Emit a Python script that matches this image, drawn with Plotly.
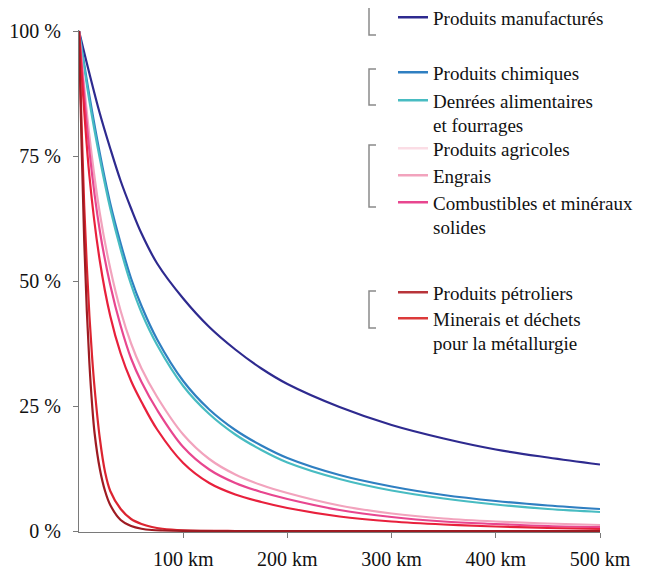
import plotly.graph_objects as go

# distance grids (km)
km_main = [0, 10, 20, 30, 40, 50, 60, 75, 100, 125, 150, 175, 200, 250, 300, 350, 400, 450, 500]
km_steep = [0, 2.5, 5, 7.5, 10, 12.5, 15, 20, 25, 30, 40, 50, 60, 70, 80, 100, 150, 200, 300, 400, 500]

# share of tonnage still transported beyond each distance (%)
manufactures = [100, 91.5, 83.5, 76.5, 70, 64.5, 59.5, 53.5, 46.5, 40.8, 36.3, 32.5, 29.4,
                24.8, 21.2, 18.5, 16.3, 14.7, 13.3]
chimiques = [100, 87, 75.5, 65.5, 57.5, 50.5, 45, 38.3, 30, 24.3, 20.2, 17.1, 14.6,
             11.2, 8.9, 7.2, 6.0, 5.1, 4.4]
denrees = [100, 86, 74.5, 64.5, 56.3, 49.3, 43.7, 37.2, 29, 23.4, 19.3, 16.2, 13.7,
           10.4, 8.1, 6.5, 5.3, 4.4, 3.8]
agricoles = [100, 71, 54, 43, 35.5, 30, 25.8, 20.3, 13.6, 9.6, 7.3, 5.8, 4.6,
             2.9, 1.9, 1.3, 0.9, 0.6, 0.4]
engrais = [100, 79, 63.5, 52.5, 44, 37.5, 32.5, 26.8, 19.3, 14.4, 11.3, 9.2, 7.6,
           5.1, 3.5, 2.5, 1.9, 1.5, 1.2]
combustibles = [100, 76, 60, 49.2, 41, 34.5, 29.8, 24.2, 16.8, 12.3, 9.6, 7.8, 6.4,
                4.2, 2.8, 1.9, 1.4, 1.0, 0.8]
petroliers = [100, 77, 58, 44, 33.5, 25.5, 19.5, 12.4, 8, 5.2, 2.2, 1.0, 0.45, 0.2, 0.1,
              0.02, 0, 0, 0, 0, 0]
minerais = [100, 81, 65, 53, 43, 35, 28.5, 18.5, 11.8, 8.0, 4.4, 2.4, 1.4, 0.8, 0.45,
            0.15, 0, 0, 0, 0, 0]

x_tickvals = [100, 200, 300, 400, 500]
x_ticktext = ["100 km", "200 km", "300 km", "400 km", "500 km"]
y_tickvals = [0, 25, 50, 75, 100]
y_ticktext = ["0 %", "25 %", "50 %", "75 %", "100 %"]

FONT = "Liberation Serif"
FS_TICK = 20
FS_LEG = 19

series = [
    # name, x, values, curve colour, legend colour, legend id
    ("Produits manufacturés", km_main, manufactures, "#2e2a8f", "#2e2a8f", "legend"),
    ("Produits chimiques", km_main, chimiques, "#2f7fc1", "#2f7fc1", "legend2"),
    ("Denrées alimentaires<br>et fourrages", km_main, denrees, "#48bcc2", "#48bcc2", "legend3"),
    ("Produits agricoles", km_main, agricoles, "#e8203c", "#fbdde5", "legend4"),
    ("Engrais", km_main, engrais, "#f2a3bd", "#f2a3bd", "legend5"),
    ("Combustibles et minéraux<br>solides", km_main, combustibles, "#e8468f", "#e8468f", "legend6"),
    ("Produits pétroliers", km_steep, petroliers, "#9e1b22", "#b8343a", "legend7"),
    ("Minerais et déchets<br>pour la métallurgie", km_steep, minerais, "#dc2430", "#dc3a3a", "legend8"),
]

fig = go.Figure()
draw_order = [0, 1, 2, 4, 5, 3, 7, 6]
for i in draw_order:
    name, xs, vals, col, lcol, lg = series[i]
    fig.add_trace(go.Scatter(x=xs, y=vals, mode="lines",
                             line=dict(color=col, width=2.2, shape="spline", smoothing=1.0),
                             name=name, showlegend=False, hoverinfo="skip"))

# plot area in window pixels (page body has an 8 px margin)
W, H = 521.0, 502.0
L, T = 79.0, 30.0
def px2paper(px, py):
    return (px - L) / W, (T + H - py) / H

legend_centers = [17, 72, 100, 148, 175, 202, 292, 318]
layout_legends = {}
for (name, xs, vals, col, lcol, lg), cy in zip(series, legend_centers):
    fig.add_trace(go.Scatter(x=[None], y=[None], mode="lines", line=dict(color=lcol, width=2.5),
                             name=name, legend=lg, showlegend=True))
    lx, ly = px2paper(393, cy - 18.5)
    layout_legends[lg] = dict(x=lx, y=ly, xanchor="left", yanchor="top", valign="top",
                              bgcolor="rgba(0,0,0,0)", font=dict(family=FONT, size=FS_LEG, color="#111"),
                              itemwidth=30, tracegroupgap=0)

# brackets grouping the legend entries
brackets = [(5, 35), (69, 105), (145, 207), (291, 328)]
shapes = []
for (y0, y1) in brackets:
    xa, ya = px2paper(369, y0)
    xb, yb = px2paper(376, y1)
    shapes.append(dict(type="path", xref="paper", yref="paper",
                       path=f"M {xb} {ya} L {xa} {ya} L {xa} {yb} L {xb} {yb}",
                       line=dict(color="#8a8a8a", width=1.5)))

fig.update_layout(
    width=658, height=563,
    margin=dict(l=71, r=66, t=22, b=39, autoexpand=False),
    paper_bgcolor="white", plot_bgcolor="white",
    font=dict(family=FONT, size=FS_TICK, color="#111"),
    shapes=shapes,
    **layout_legends,
)
fig.update_xaxes(range=[0, 500], tickvals=x_tickvals, ticktext=x_ticktext, showgrid=False, zeroline=False,
                 showline=True, linecolor="#7a7a7a", linewidth=1, ticks="outside", ticklen=5,
                 tickcolor="#7a7a7a", ticklabelstandoff=4, automargin=False,
                 tickfont=dict(family=FONT, size=FS_TICK, color="#111"))
fig.update_yaxes(range=[-0.2, 100.2], tickvals=y_tickvals, ticktext=y_ticktext, showgrid=False, zeroline=False,
                 showline=True, linecolor="#7a7a7a", linewidth=1, ticks="outside", ticklen=5,
                 tickcolor="#7a7a7a", ticklabelstandoff=8, automargin=False,
                 tickfont=dict(family=FONT, size=FS_TICK, color="#111"))

fig.write_html("out.html")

------------------------------------

- _What the exercise asks_: Starting at the first line of the material, output exactly the lines up to and including the one with "150, 200, 300, 400, 500]". Do not include the pictures.

- _The output_:
Emit a Python script that matches this image, drawn with Plotly.
import plotly.graph_objects as go

# distance grids (km)
km_main = [0, 10, 20, 30, 40, 50, 60, 75, 100, 125, 150, 175, 200, 250, 300, 350, 400, 450, 500]
km_steep = [0, 2.5, 5, 7.5, 10, 12.5, 15, 20, 25, 30, 40, 50, 60, 70, 80, 100, 150, 200, 300, 400, 500]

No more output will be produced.